Quote, line for line, the entries from the first through the one containing "import matplotlib.patheffects as pe". Pictures are left out.

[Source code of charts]
|---|
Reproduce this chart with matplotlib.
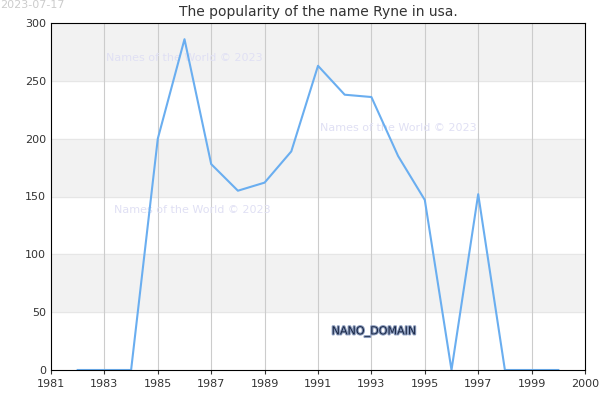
import matplotlib
matplotlib.use("Agg")
import matplotlib.pyplot as plt
import matplotlib.patheffects as pe

years = list(range(1982, 2001))
values = [0, 0, 0, 200, 286, 178, 155, 162, 189, 263, 238, 236, 185, 147, 0, 152, 0, 0, 0]
tick_pos = [1981, 1983, 1985, 1987, 1989, 1991, 1993, 1995, 1997, 1999, 2001]
tick_labels = ["1981", "1983", "1985", "1987", "1989", "1991", "1993", "1995", "1997", "1999", "2000"]

fig = plt.figure(figsize=(6, 4), dpi=100)
ax = fig.add_axes([51/600, 30/400, 534/600, 347/400])
ax.set_xlim(1981, 2001)
ax.set_ylim(0, 300)
for lo in (50, 150, 250):
    ax.axhspan(lo, lo + 50, color="#f2f2f2", zorder=0)
for y in range(50, 300, 50):
    ax.axhline(y, color="#e6e6e6", lw=0.8, zorder=0.5)
for x in tick_pos[1:-1]:
    ax.axvline(x, color="#cccccc", lw=0.8, zorder=0.5)
ax.plot(years, values, color="#6aaef0", lw=1.5, zorder=2)
ax.set_xticks(tick_pos)
ax.set_xticklabels(tick_labels)
ax.set_yticks(range(0, 301, 50))
ax.tick_params(labelsize=8, colors="#333333", length=0)
ax.tick_params(axis="x", length=3)
for s in ax.spines.values():
    s.set_color("black")
ax.set_title("The popularity of the name Ryne in usa.", fontsize=10, color="#333333", pad=5)
wm = dict(color="#e0e0f4", fontsize=8, zorder=1)
ax.text(1986, 270, "Names of the World © 2023", ha="center", va="center", **wm)
ax.text(1994, 209, "Names of the World © 2023", ha="center", va="center", **wm)
ax.text(1986.3, 138, "Names of the World © 2023", ha="center", va="center", **wm)
ax.text(1993.1, 33, "NANO_DOMAIN", ha="center", va="center", fontsize=8, color="#1a2744",
        path_effects=[pe.withStroke(linewidth=1.5, foreground="#8899bb")], zorder=3)
fig.text(0.0, 1.0, "2023-07-17", ha="left", va="top", fontsize=8, color="#cccccc")
fig.savefig("out.png", dpi=100)
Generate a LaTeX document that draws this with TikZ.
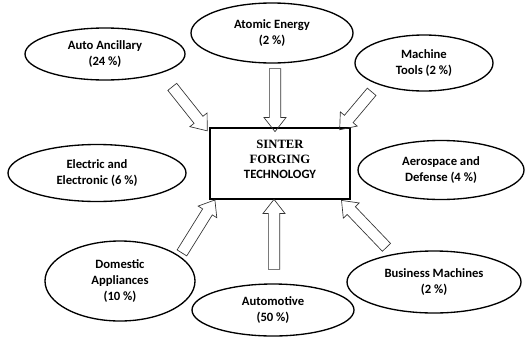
\documentclass[tikz,border=0pt]{standalone}
\usepackage{fontspec}
\setmainfont{Carlito}
\newfontfamily\serifbold{Liberation Serif}
\usetikzlibrary{shapes.geometric,shapes.arrows,calc}

\tikzset{every picture/.style={line width=0.75pt}}
\tikzset{
  sector/.style={draw, ellipse, line width=1pt, align=center, inner sep=0pt,
    font=\bfseries\fontsize{9.5}{12}\selectfont},
  core/.style={draw, line width=2pt, minimum width=105pt, minimum height=53.25pt, inner sep=0pt},
  flow/.style={draw=black!80, line width=0.5pt, single arrow, inner xsep=0pt, inner ysep=4pt,
    single arrow head extend=4pt, single arrow tip angle=76},
}
% hollow block arrow from tail #1 to tip #2
\newcommand{\flowarrow}[2]{%
  \path let \p1=(#1), \p2=(#2), \n1={atan2(\y2-\y1,\x2-\x1)}, \n2={veclen(\x2-\x1,\y2-\y1)}
    in node[flow, minimum height=\n2, rotate=-\n1] at ($(#1)!0.5!(#2)$) {};}

\begin{document}
\begin{tikzpicture}[x=0.75pt,y=0.75pt,yscale=-1,xscale=1]
\useasboundingbox (0,0) rectangle (527,336);

% Centre box
\node[core, label={[yshift=3pt, align=center, font=\fontsize{9.5}{11.25}\selectfont]center:{\serifbold\bfseries SINTER\\ \serifbold\bfseries FORGING\\ \bfseries TECHNOLOGY}}] (sft) at (280,163.5) {};

% Sectors
\node[sector, minimum width=120pt, minimum height=39pt] (auto) at (105,54) {Auto Ancillary\\(24 \%)};
\node[sector, minimum width=121.5pt, minimum height=45pt] (atomic) at (272,33) {Atomic Energy\\(2 \%)};
\node[sector, minimum width=103.5pt, minimum height=42pt] (machine) at (424,63) {Machine\\Tools (2 \%)};
\node[sector, minimum width=133.5pt, minimum height=42.75pt] (electric) at (97,173) {Electric and\\Electronic (6 \%)};
\node[sector, minimum width=124.5pt, minimum height=44.25pt] (aero) at (441,170) {Aerospace and\\Defense (4 \%)};
\node[sector, minimum width=112.5pt, minimum height=60pt] (domestic) at (120,281) {Domestic\\Appliances\\(10 \%)};
\node[sector, minimum width=121.5pt, minimum height=39pt] (automotive) at (273,310) {Automotive\\(50 \%)};
\node[sector, minimum width=130.5pt, minimum height=46.5pt] (business) at (434,282) {Business Machines\\(2 \%)};

% Arrow ends
\coordinate (auto-t) at (170,84);   \coordinate (auto-h) at (205,128);
\coordinate (atomic-t) at (275,65); \coordinate (atomic-h) at (275,128);
\coordinate (machine-t) at (374,89); \coordinate (machine-h) at (342,127);
\coordinate (domestic-t) at (180,256); \coordinate (domestic-h) at (213,203);
\coordinate (automotive-t) at (274,273); \coordinate (automotive-h) at (274,203);
\coordinate (business-t) at (389,250); \coordinate (business-h) at (344,203);

% Arrows
\flowarrow{auto-t}{auto-h}
\flowarrow{atomic-t}{atomic-h}
\flowarrow{machine-t}{machine-h}
\flowarrow{domestic-t}{domestic-h}
\flowarrow{automotive-t}{automotive-h}
\flowarrow{business-t}{business-h}

\end{tikzpicture}
\end{document}
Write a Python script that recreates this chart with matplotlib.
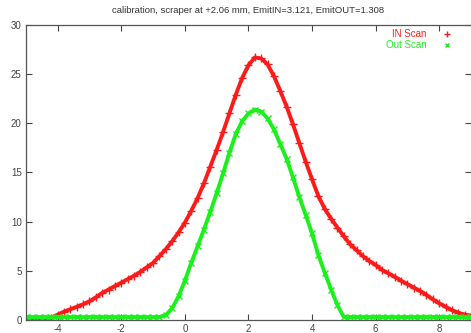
import matplotlib
matplotlib.use("Agg")
import matplotlib.pyplot as plt

plt.rcParams['font.family'] = ['Liberation Sans', 'DejaVu Sans']
plt.rcParams['axes.unicode_minus'] = False

# scan positions (mm), every 0.2 from -5 to 9
x_pos = [round(-5.0 + 0.2 * i, 1) for i in range(71)]

in_scan = [0.0, 0.0, 0.0, 0.05, 0.25, 0.55, 0.85, 1.1, 1.35, 1.6,
           1.9, 2.3, 2.75, 3.1, 3.45, 3.8, 4.15, 4.5, 4.9, 5.35,
           5.8, 6.5, 7.2, 8.0, 8.9, 9.9, 11.1, 12.4, 13.9, 15.6,
           17.3, 19.1, 21.0, 22.9, 24.6, 25.9, 26.7, 26.6, 26.0, 24.8,
           23.3, 21.7, 19.9, 18.0, 16.1, 14.3, 12.6, 11.3, 10.3, 9.4,
           8.5, 7.7, 7.1, 6.5, 6.0, 5.6, 5.1, 4.75, 4.4, 4.0,
           3.65, 3.3, 2.95, 2.55, 2.1, 1.7, 1.35, 1.0, 0.75, 0.55,
           0.45]

out_scan = [0.3, 0.3, 0.3, 0.3, 0.3, 0.3, 0.3, 0.3, 0.3, 0.3,
            0.3, 0.3, 0.3, 0.3, 0.3, 0.3, 0.3, 0.3, 0.3, 0.3,
            0.3, 0.3, 0.5, 1.2, 2.4, 4.0, 5.8, 7.5, 9.2, 11.0,
            12.9, 14.9, 17.0, 18.9, 20.2, 21.0, 21.4, 21.2, 20.5, 19.4,
            17.9, 16.4, 14.5, 12.5, 10.7, 8.8, 6.6, 4.8, 3.1, 1.5,
            0.3, 0.3, 0.3, 0.3, 0.3, 0.3, 0.3, 0.3, 0.3, 0.3,
            0.3, 0.3, 0.3, 0.3, 0.3, 0.3, 0.3, 0.3, 0.3, 0.3,
            0.3]

x_ticks = [-4, -2, 0, 2, 4, 6, 8]
y_ticks = [0, 5, 10, 15, 20, 25, 30]

red = '#ff1a1a'
green = '#1af01a'

fig = plt.figure(figsize=(4.71, 3.33), dpi=100)
ax = fig.add_axes([0.055, 0.039, 0.945, 0.886])

ax.plot(x_pos, in_scan, color=red, lw=2.8, marker='+', ms=6, mew=1.0)
ax.plot(x_pos, out_scan, color=green, lw=2.8, marker='x', ms=5, mew=1.0)

ax.set_xlim(-5, 9)
ax.set_ylim(0, 30)
ax.set_xticks(x_ticks)
ax.set_yticks(y_ticks)
ax.tick_params(direction='in', length=4, width=0.8, color='#444444',
               labelsize=7, labelcolor='#444444', top=True, right=True, pad=3)
for s in ['left', 'bottom', 'top']:
    ax.spines[s].set_color('#555555')
    ax.spines[s].set_linewidth(0.9)
ax.spines['right'].set_visible(False)

fig.text(0.527, 0.967, 'calibration, scraper at +2.06 mm, EmitIN=3.121, EmitOUT=1.308',
         ha='center', va='center', fontsize=6.8, color='#333333')

# key in the corner, gnuplot style
fig.text(0.905, 0.898, 'IN Scan', ha='right', va='center', fontsize=7, color=red)
fig.text(0.905, 0.866, 'Out Scan', ha='right', va='center', fontsize=7, color=green)
fig.lines.append(plt.Line2D([0.949], [0.898], transform=fig.transFigure,
                            marker='+', ms=4, mew=1, color=red, ls='none'))
fig.lines.append(plt.Line2D([0.949], [0.866], transform=fig.transFigure,
                            marker='x', ms=3, mew=1, color=green, ls='none'))

fig.savefig('out.png', dpi=100)
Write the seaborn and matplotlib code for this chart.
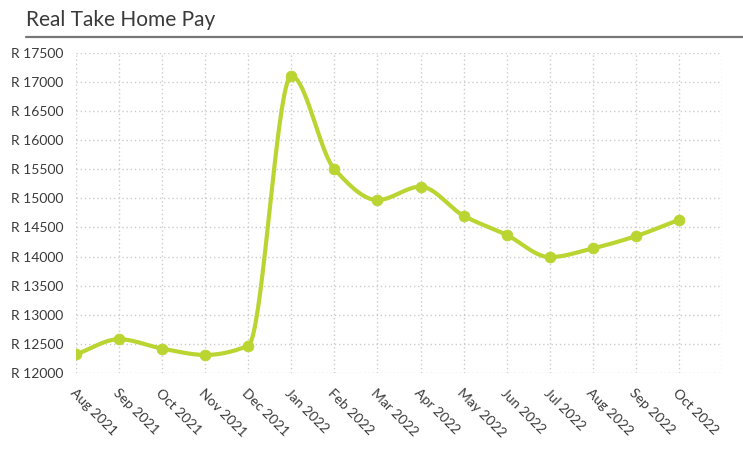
import numpy as np
import pandas as pd
import matplotlib
matplotlib.use("Agg")
import matplotlib.pyplot as plt
import seaborn as sns

# data
months = ["Aug 2021", "Sep 2021", "Oct 2021", "Nov 2021", "Dec 2021",
          "Jan 2022", "Feb 2022", "Mar 2022", "Apr 2022", "May 2022",
          "Jun 2022", "Jul 2022", "Aug 2022", "Sep 2022", "Oct 2022"]
pay = [12320, 12580, 12420, 12310, 12470,
       17100, 15500, 14970, 15200, 14700,
       14370, 13990, 14140, 14350, 14630]
y_ticks = list(range(12000, 18000, 500))

LINE = "#bad532"
TEXT = "#3a3a3a"


def monotone_curve(x, y, n=40):
    # Fritsch-Carlson monotone cubic, used only to draw a smooth line between points
    x = np.asarray(x, float)
    y = np.asarray(y, float)
    h = np.diff(x)
    d = np.diff(y) / h
    m = np.zeros_like(y)
    m[0], m[-1] = d[0], d[-1]
    for i in range(1, len(y) - 1):
        if d[i - 1] * d[i] <= 0:
            m[i] = 0.0
        else:
            w1 = 2 * h[i] + h[i - 1]
            w2 = h[i] + 2 * h[i - 1]
            m[i] = (w1 + w2) / (w1 / d[i - 1] + w2 / d[i])
    xs, ys = [], []
    for i in range(len(x) - 1):
        t = np.linspace(0, 1, n, endpoint=False)
        h00 = 2 * t**3 - 3 * t**2 + 1
        h10 = t**3 - 2 * t**2 + t
        h01 = -2 * t**3 + 3 * t**2
        h11 = t**3 - t**2
        xs.append(x[i] + t * h[i])
        ys.append(h00 * y[i] + h10 * h[i] * m[i] + h01 * y[i + 1] + h11 * h[i] * m[i + 1])
    xs.append([x[-1]])
    ys.append([y[-1]])
    return np.concatenate(xs), np.concatenate(ys)


df = pd.DataFrame({"month": months, "pay": pay})
df["pos"] = np.arange(len(df))
cx, cy = monotone_curve(df["pos"], df["pay"])
curve = pd.DataFrame({"pos": cx, "pay": cy})

sns.set_theme(style="white")
plt.rcParams["font.family"] = ["Lato", "DejaVu Sans"]

fig = plt.figure(figsize=(7.43, 4.58), dpi=100)
ax = fig.add_axes([76 / 743, 1 - 373 / 458, 646 / 743, (373 - 52.7) / 458])

sns.lineplot(data=curve, x="pos", y="pay", ax=ax, color=LINE, linewidth=3,
             sort=False, estimator=None, zorder=3)
sns.scatterplot(data=df, x="pos", y="pay", ax=ax, color=LINE, s=60,
                edgecolor=LINE, zorder=4)

ax.set_xlim(0, 15)
ax.set_ylim(12000, 17500)
ax.set_xticks(list(df["pos"]) + [15])
ax.set_xticklabels(months + [""])
ax.set_yticks(y_ticks, [f"R {v}" for v in y_ticks])
ax.grid(True, color="#cccccc", linestyle=(0, (1, 2)), linewidth=1)
for s in ax.spines.values():
    s.set_visible(False)
ax.tick_params(axis="both", length=0, labelcolor=TEXT, labelsize=10)
ax.tick_params(axis="y", pad=9)
ax.tick_params(axis="x", pad=10)
for lbl in ax.get_xticklabels():
    lbl.set_rotation(-45)
    lbl.set_ha("left")
    lbl.set_va("top")
    lbl.set_rotation_mode("anchor")
ax.set_xlabel("")
ax.set_ylabel("")

fig.text(26 / 743, 1 - 26 / 458, "Real Take Home Pay", fontsize=15,
         color=TEXT, ha="left", va="baseline")
fig.add_artist(plt.Line2D([26 / 743, 1.0], [1 - 36.5 / 458] * 2,
                          color="#777777", linewidth=1.6, transform=fig.transFigure))

fig.savefig("out.png", dpi=100)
|---|
Response:
Reproduce this chart with matplotlib.
import matplotlib
matplotlib.use("Agg")
import matplotlib.pyplot as plt
import matplotlib.patheffects as pe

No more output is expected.